Scroll to the Define Monitor section of the page. Use this set of controls to specify the value to monitor. You can enter a value for Index or Indexes , Time field , and a target value. Choose Define using visual graph from the How do you want to define your monitor? list. You can also enter information for Define using extraction query , allowing you to provide a query that produces a value to monitor. For simple thresholds, the visual interface is fast and easy.

Select the Index value to monitor from the list. The list contains individual indexes. To use a wildcard, you can also type in the text box. For the value to register, you must press Enter after typing the index name (for example, "metricbeat-*" \<enter\>).

Choose a value for Time field from the list. This reveals several selectors on top of a graph. Choose Count() and open the menu to see the aggregations for computing the value. Choose max(), then choose system.cpu.user.pct for Select a field. Finally, set FOR THE LAST to 2 minute(s). Choose Create.

Choose Create. This brings you to the Define Trigger page.

Step 5: Create a trigger

To create a trigger, specify the threshold value for the field that you're monitoring. When the value of the field exceeds the threshold, the monitor enters an Active state. I created a trigger called cpu_90, with a threshold value of 90% and a severity level of 1.

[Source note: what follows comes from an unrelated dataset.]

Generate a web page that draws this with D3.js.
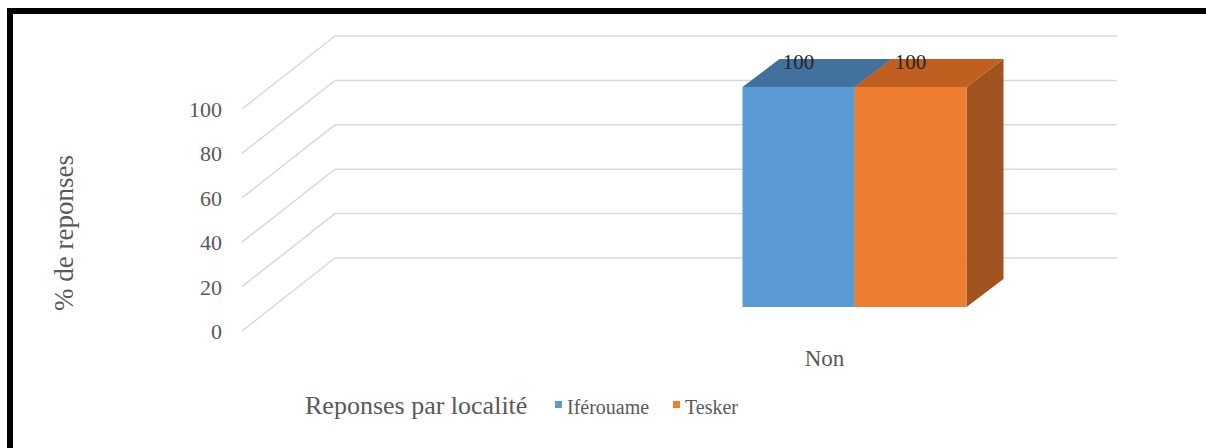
<!DOCTYPE html>
<html>
<head>
<meta charset="utf-8">
<script src="https://cdn.jsdelivr.net/npm/d3@7"></script>
<style>
  body { margin: 0; background: #fff; }
  text { font-family: "Liberation Serif", "Times New Roman", serif; }
</style>
</head>
<body>
<script>
const categories = ["", "Non"];
const seriesNames = ["Iférouame", "Tesker"];
const ifarouame = [null, 100];
const tesker = [null, 100];
const yTicks = [0, 20, 40, 60, 80, 100];

const colors = {
  "Iférouame": { front: "#5b9bd5", top: "#41719c", side: "#3e6e9b" },
  "Tesker": { front: "#ed7d31", top: "#c05f1f", side: "#a0531f" }
};

const width = 1206, height = 448;

const svg = d3.select("body")
  .append("svg")
  .attr("width", width)
  .attr("height", height);

// frame
svg.append("rect")
  .attr("x", 10).attr("y", 11)
  .attr("width", width + 20).attr("height", height + 20)
  .attr("fill", "none")
  .attr("stroke", "#000")
  .attr("stroke-width", 6);

// back wall
const wallLeft = 335, wallRight = 1117;
const depth = { dx: -93, dy: 73 };

const yBack = d3.scaleLinear()
  .domain([0, 100])
  .range([258, 36]);

const grid = svg.append("g").attr("class", "grid");
yTicks.forEach(t => {
  const y = yBack(t);
  grid.append("path")
    .attr("d", `M${wallLeft + depth.dx},${y + depth.dy}L${wallLeft},${y}L${wallRight},${y}`)
    .attr("fill", "none")
    .attr("stroke", "#d9d9d9")
    .attr("stroke-width", 1.5);
});

// tick labels
svg.append("g")
  .selectAll("text")
  .data(yTicks)
  .join("text")
  .attr("x", 222)
  .attr("y", d => yBack(d) + depth.dy + 8)
  .attr("text-anchor", "end")
  .attr("font-size", 22)
  .attr("fill", "#595959")
  .text(d => d);

// bars sit partway into the floor
const barShift = { dx: -67, dy: 49 };

const x0 = d3.scaleBand()
  .domain(categories.map((c, i) => i))
  .range([wallLeft + barShift.dx, wallRight + barShift.dx]);

const x1 = d3.scaleBand()
  .domain(seriesNames)
  .range([0, 224]);

const yFront = d3.scaleLinear()
  .domain([0, 100])
  .range([yBack(0) + barShift.dy, yBack(0) + barShift.dy - 220]);

const barDepth = { dx: 37, dy: -28 };

const rows = [];
categories.forEach((c, i) => {
  [ifarouame, tesker].forEach((arr, s) => {
    if (arr[i] != null) rows.push({ cat: i, series: seriesNames[s], value: arr[i] });
  });
});

const bars = svg.append("g").attr("class", "bars");
rows.forEach(r => {
  const cx = x0(r.cat) + x0.bandwidth() / 2;
  const left = cx - x1.range()[1] / 2 + x1(r.series);
  const right = left + x1.bandwidth();
  const top = yFront(r.value), bottom = yFront(0);
  const c = colors[r.series];
  // side face
  bars.append("path")
    .attr("d", `M${right},${top}L${right + barDepth.dx},${top + barDepth.dy}L${right + barDepth.dx},${bottom + barDepth.dy}L${right},${bottom}Z`)
    .attr("fill", c.side);
  // top face
  bars.append("path")
    .attr("d", `M${left},${top}L${left + barDepth.dx},${top + barDepth.dy}L${right + barDepth.dx},${top + barDepth.dy}L${right},${top}Z`)
    .attr("fill", c.top);
  // front face
  bars.append("rect")
    .attr("x", left).attr("y", top)
    .attr("width", right - left).attr("height", bottom - top)
    .attr("fill", c.front);
  // value label
  bars.append("text")
    .attr("x", (left + right) / 2)
    .attr("y", top + barDepth.dy + 10)
    .attr("text-anchor", "middle")
    .attr("font-size", 21)
    .attr("fill", "#262626")
    .text(r.value);
});

// category labels at front edge
const xFront = d3.scaleBand()
  .domain(categories.map((c, i) => i))
  .range([wallLeft + depth.dx, wallRight + depth.dx]);

svg.append("g")
  .selectAll("text")
  .data(categories)
  .join("text")
  .attr("x", (d, i) => xFront(i) + xFront.bandwidth() / 2 - 4)
  .attr("y", 366)
  .attr("text-anchor", "middle")
  .attr("font-size", 23)
  .attr("fill", "#595959")
  .text(d => d);

// y title
svg.append("text")
  .attr("transform", "translate(73,233) rotate(-90)")
  .attr("text-anchor", "middle")
  .attr("font-size", 27)
  .attr("fill", "#595959")
  .text("% de reponses");

// legend
const legend = svg.append("g").attr("transform", "translate(305,414)");
legend.append("text")
  .attr("font-size", 26)
  .attr("fill", "#595959")
  .text("Reponses par localité");

const legendX = [250, 368];
seriesNames.forEach((s, i) => {
  legend.append("rect")
    .attr("x", legendX[i]).attr("y", -13)
    .attr("width", 7).attr("height", 7)
    .attr("fill", colors[s].front);
  legend.append("text")
    .attr("x", legendX[i] + 12)
    .attr("font-size", 20)
    .attr("fill", "#595959")
    .text(s);
});
</script>
</body>
</html>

When you set the trigger conditions, set the action or actions that Amazon ES performs.

To add actions, scroll through the page. I added one action to send a message to my SNS topic—including the monitor name, trigger, severity, and the period over which the alarm has been active. You can use Mustache scripting to create a template for the message that you receive.

After you finish adding actions, choose Create at the bottom of the page.

Wrap up

When you return to the Alerting Dashboard , your alert appears in the Completed state. Alerts can exist in a variety of states. Completed signals that the monitor successfully queried your target, and that the trigger is not engaged.

To send the alert into the Active state, you can generate load on the logstash or web server.